### [STORED DATA]
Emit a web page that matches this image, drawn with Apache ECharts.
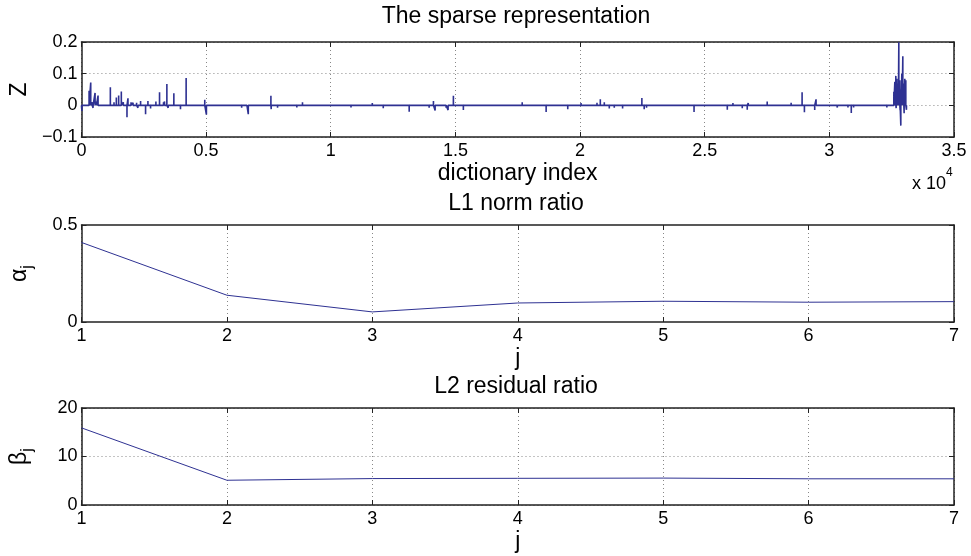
<!DOCTYPE html>
<html>
<head>
<meta charset="utf-8">
<script src="https://cdn.jsdelivr.net/npm/echarts@6/dist/echarts.min.js"></script>
<style>
html,body{margin:0;padding:0;background:#fff;}
#c{width:971px;height:556px;}
</style>
</head>
<body>
<div id="c"></div>
<script>
// ---------- DATA ----------
// Sparse representation: non-zero coefficients (dictionary index, value)
const spikeIndex = [
  20,307,373,430,467,547,600,667,800,1000,1160,1307,1400,1493,1600,1680,1827,1867,1990,2070,
  2150,2213,2267,2373,2450,2573,2667,2773,2987,3133,3293,3333,3427,3480,3707,3800,3973,4200,4373,4533,
  4800,4947,5013,5200,5453,5850,6427,6640,6693,7200,7600,7613,7867,8080,8640,8867,
  9440,10813,11173,11667,12107,12640,13147,13533,13707,13947,14120,14187,14387,14627,14707,14920,15320,15667,16040,16307,17680,17840,
  18067,18640,19280,19507,20040,20213,20680,20813,20973,21173,21373,21613,21707,22480,22573,22667,23240,23973,24573,25040,25573,25907,26133,26507,26707,26747,
  27507,28173,28467,28907,29000,29107,29413,29467,30307,30320,30747,30880,30973,31507,32307,
  32587,32600,32627,32653,32667,32680,32707,32720,32747,32767,32787,32800,32827,32840,32867,32880,32907,32920,32947,32960,32987,33000,33027,33040,33067,33093
];
const spikeValue = [
  -0.018,0.046,0.072,0.010,-0.008,0.039,0.012,0.031,0.004,-0.003,0.057,0.010,0.025,0.031,0.044,0.010,-0.038,0.022,0.010,0.008,
  0.006,0.008,-0.008,0.014,0.005,-0.028,0.014,-0.010,0.012,0.041,0.010,0.012,0.067,-0.008,0.038,0.004,-0.012,0.086,0.004,-0.004,
  0.005,0.018,-0.029,0.004,-0.005,0.004,-0.008,0.005,-0.028,0.004,0.030,-0.012,-0.008,0.005,-0.007,0.010,
  -0.005,-0.007,0.004,0.007,-0.009,0.005,-0.020,0.005,-0.006,-0.008,0.014,-0.016,0.004,-0.008,-0.015,0.030,-0.015,0.005,-0.006,0.004,0.010,0.004,
  0.006,-0.021,0.005,-0.012,0.007,0.006,0.008,0.019,0.010,-0.010,-0.008,0.006,-0.010,0.023,-0.012,-0.008,0.004,0.005,-0.021,0.004,0.005,-0.014,0.007,-0.009,-0.014,0.007,
  0.012,-0.005,0.008,0.041,-0.022,0.004,-0.015,0.019,0.005,-0.007,-0.007,-0.024,-0.007,0.003,-0.007,
  0.043,-0.005,0.074,0.030,0.093,-0.009,0.084,0.020,0.069,0.010,0.199,0.040,0.079,-0.015,-0.064,0.050,0.100,0.030,0.155,0.020,0.069,-0.025,0.084,0.010,0.079,-0.014
];
const vectorLength = 33100;

const jValues = [1, 2, 3, 4, 5, 6, 7];
const alphaValues = [0.41, 0.138, 0.052, 0.098, 0.107, 0.102, 0.105];
const betaValues = [15.9, 5.1, 5.45, 5.5, 5.55, 5.4, 5.4];

const topXTickLabels = ['0', '0.5', '1', '1.5', '2', '2.5', '3', '3.5'];
const topYTickLabels = ['\u22120.1', '0', '0.1', '0.2'];
const jTickLabels = ['1', '2', '3', '4', '5', '6', '7'];
const alphaTickLabels = ['0', '0.5'];
const betaTickLabels = ['0', '10', '20'];

// ---------- BUILD ----------
const sparseLine = [[0, 0]];
for (let k = 0; k < spikeIndex.length; k++) {
  const i = spikeIndex[k];
  sparseLine.push([i - 1, 0], [i, spikeValue[k]], [i + 1, 0]);
}
sparseLine.push([vectorLength, 0]);

const FONT = '"Liberation Sans", Arial, Helvetica, sans-serif';
const LINE = '#2E3192';
const GRID_LEFT = 79, GRID_W = 875;
const grids = [
  {left: GRID_LEFT, top: 42, width: GRID_W, height: 95},
  {left: GRID_LEFT, top: 225, width: GRID_W, height: 97},
  {left: GRID_LEFT, top: 408, width: GRID_W, height: 97}
];

const dotted = {show: true, lineStyle: {color: '#888', width: 1, type: [1, 3]}};
const boxLine = {show: true, onZero: false, lineStyle: {color: '#222', width: 1.5}};
const tick = {show: true, inside: true, length: 5, lineStyle: {color: '#222'}};
const lab = {color: '#000', fontSize: 18, fontFamily: FONT};

function xPair(gi, min, max, interval, labels, name, split) {
  return [
    {type: 'value', gridIndex: gi, position: 'bottom', min, max, interval,
     axisLine: boxLine, axisTick: tick,
     axisLabel: Object.assign({margin: 5, formatter: (v) => labels[Math.round((v - min) / interval)]}, lab),
     splitLine: split,
     name, nameLocation: 'middle', nameGap: 25,
     nameTextStyle: {fontSize: 23, color: '#000', fontFamily: FONT}},
    {type: 'value', gridIndex: gi, position: 'top', min, max, interval,
     axisLine: boxLine, axisTick: tick, axisLabel: {show: false}, splitLine: {show: false}}
  ];
}
function yPair(gi, min, max, interval, labels, name, split) {
  return [
    {type: 'value', gridIndex: gi, position: 'left', min, max, interval,
     axisLine: boxLine, axisTick: tick,
     axisLabel: Object.assign({margin: 4, formatter: (v) => labels[Math.round((v - min) / interval)]}, lab),
     splitLine: split,
     name, nameLocation: 'middle', nameGap: 46, nameRotate: 90,
     nameTextStyle: {fontSize: 23, color: '#000', fontFamily: FONT,
       rich: {
         a: {fontSize: 23, fontFamily: FONT, color: '#000', lineHeight: 32, verticalAlign: 'middle'},
         s: {fontSize: 16, fontFamily: FONT, color: '#000', lineHeight: 32, verticalAlign: 'bottom'}
       }}},
    {type: 'value', gridIndex: gi, position: 'right', min, max, interval,
     axisLine: boxLine, axisTick: tick, axisLabel: {show: false}, splitLine: {show: false}}
  ];
}

const xAxes = [].concat(
  xPair(0, 0, 35000, 5000, topXTickLabels, 'dictionary index', dotted),
  xPair(1, 1, 7, 1, jTickLabels, 'j', dotted),
  xPair(2, 1, 7, 1, jTickLabels, 'j', dotted)
);
const yAxes = [].concat(
  yPair(0, -0.1, 0.2, 0.1, topYTickLabels, 'Z', dotted),
  yPair(1, 0, 0.5, 0.5, alphaTickLabels, '{a|\u03b1}{s|j}', {show: false}),
  yPair(2, 0, 20, 10, betaTickLabels, '{a|\u03b2}{s|j}', dotted)
);

const titleStyle = {fontSize: 23, fontFamily: FONT, fill: '#000', align: 'center', verticalAlign: 'middle'};
const chart = echarts.init(document.getElementById('c'), null, {renderer: 'canvas'});
chart.setOption({
  animation: false,
  backgroundColor: '#fff',
  grid: grids,
  xAxis: xAxes,
  yAxis: yAxes,
  series: [
    {type: 'line', xAxisIndex: 0, yAxisIndex: 0, data: sparseLine, showSymbol: false, symbol: 'none',
     lineStyle: {color: LINE, width: 1.6}, z: 3},
    {type: 'line', xAxisIndex: 2, yAxisIndex: 2, data: jValues.map((j, i) => [j, alphaValues[i]]),
     showSymbol: false, symbol: 'none', lineStyle: {color: LINE, width: 1}, z: 3},
    {type: 'line', xAxisIndex: 4, yAxisIndex: 4, data: jValues.map((j, i) => [j, betaValues[i]]),
     showSymbol: false, symbol: 'none', lineStyle: {color: LINE, width: 1}, z: 3}
  ],
  graphic: [
    {type: 'text', x: 516, y: 17, style: Object.assign({text: 'The sparse representation'}, titleStyle)},
    {type: 'text', x: 516, y: 204, style: Object.assign({text: 'L1 norm ratio'}, titleStyle)},
    {type: 'text', x: 516, y: 387, style: Object.assign({text: 'L2 residual ratio'}, titleStyle)},
    {type: 'text', x: 912, y: 180, style: {
      text: '{m|x 10}{p|4}', verticalAlign: 'middle', align: 'left',
      rich: {
        m: {fontSize: 18, fontFamily: FONT, fill: '#000', color: '#000', lineHeight: 26, verticalAlign: 'bottom'},
        p: {fontSize: 12, fontFamily: FONT, fill: '#000', color: '#000', lineHeight: 26, verticalAlign: 'top'}
      }}}
  ]
});
</script>
</body>
</html>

### [EXERCISE DETAILS]
Make an exact copy of the lines from the top of the material through the line with "const vectorLength = 33100;", pictures excluded.

### [CORRECT RESULT]
Emit a web page that matches this image, drawn with Apache ECharts.
<!DOCTYPE html>
<html>
<head>
<meta charset="utf-8">
<script src="https://cdn.jsdelivr.net/npm/echarts@6/dist/echarts.min.js"></script>
<style>
html,body{margin:0;padding:0;background:#fff;}
#c{width:971px;height:556px;}
</style>
</head>
<body>
<div id="c"></div>
<script>
// ---------- DATA ----------
// Sparse representation: non-zero coefficients (dictionary index, value)
const spikeIndex = [
  20,307,373,430,467,547,600,667,800,1000,1160,1307,1400,1493,1600,1680,1827,1867,1990,2070,
  2150,2213,2267,2373,2450,2573,2667,2773,2987,3133,3293,3333,3427,3480,3707,3800,3973,4200,4373,4533,
  4800,4947,5013,5200,5453,5850,6427,6640,6693,7200,7600,7613,7867,8080,8640,8867,
  9440,10813,11173,11667,12107,12640,13147,13533,13707,13947,14120,14187,14387,14627,14707,14920,15320,15667,16040,16307,17680,17840,
  18067,18640,19280,19507,20040,20213,20680,20813,20973,21173,21373,21613,21707,22480,22573,22667,23240,23973,24573,25040,25573,25907,26133,26507,26707,26747,
  27507,28173,28467,28907,29000,29107,29413,29467,30307,30320,30747,30880,30973,31507,32307,
  32587,32600,32627,32653,32667,32680,32707,32720,32747,32767,32787,32800,32827,32840,32867,32880,32907,32920,32947,32960,32987,33000,33027,33040,33067,33093
];
const spikeValue = [
  -0.018,0.046,0.072,0.010,-0.008,0.039,0.012,0.031,0.004,-0.003,0.057,0.010,0.025,0.031,0.044,0.010,-0.038,0.022,0.010,0.008,
  0.006,0.008,-0.008,0.014,0.005,-0.028,0.014,-0.010,0.012,0.041,0.010,0.012,0.067,-0.008,0.038,0.004,-0.012,0.086,0.004,-0.004,
  0.005,0.018,-0.029,0.004,-0.005,0.004,-0.008,0.005,-0.028,0.004,0.030,-0.012,-0.008,0.005,-0.007,0.010,
  -0.005,-0.007,0.004,0.007,-0.009,0.005,-0.020,0.005,-0.006,-0.008,0.014,-0.016,0.004,-0.008,-0.015,0.030,-0.015,0.005,-0.006,0.004,0.010,0.004,
  0.006,-0.021,0.005,-0.012,0.007,0.006,0.008,0.019,0.010,-0.010,-0.008,0.006,-0.010,0.023,-0.012,-0.008,0.004,0.005,-0.021,0.004,0.005,-0.014,0.007,-0.009,-0.014,0.007,
  0.012,-0.005,0.008,0.041,-0.022,0.004,-0.015,0.019,0.005,-0.007,-0.007,-0.024,-0.007,0.003,-0.007,
  0.043,-0.005,0.074,0.030,0.093,-0.009,0.084,0.020,0.069,0.010,0.199,0.040,0.079,-0.015,-0.064,0.050,0.100,0.030,0.155,0.020,0.069,-0.025,0.084,0.010,0.079,-0.014
];
const vectorLength = 33100;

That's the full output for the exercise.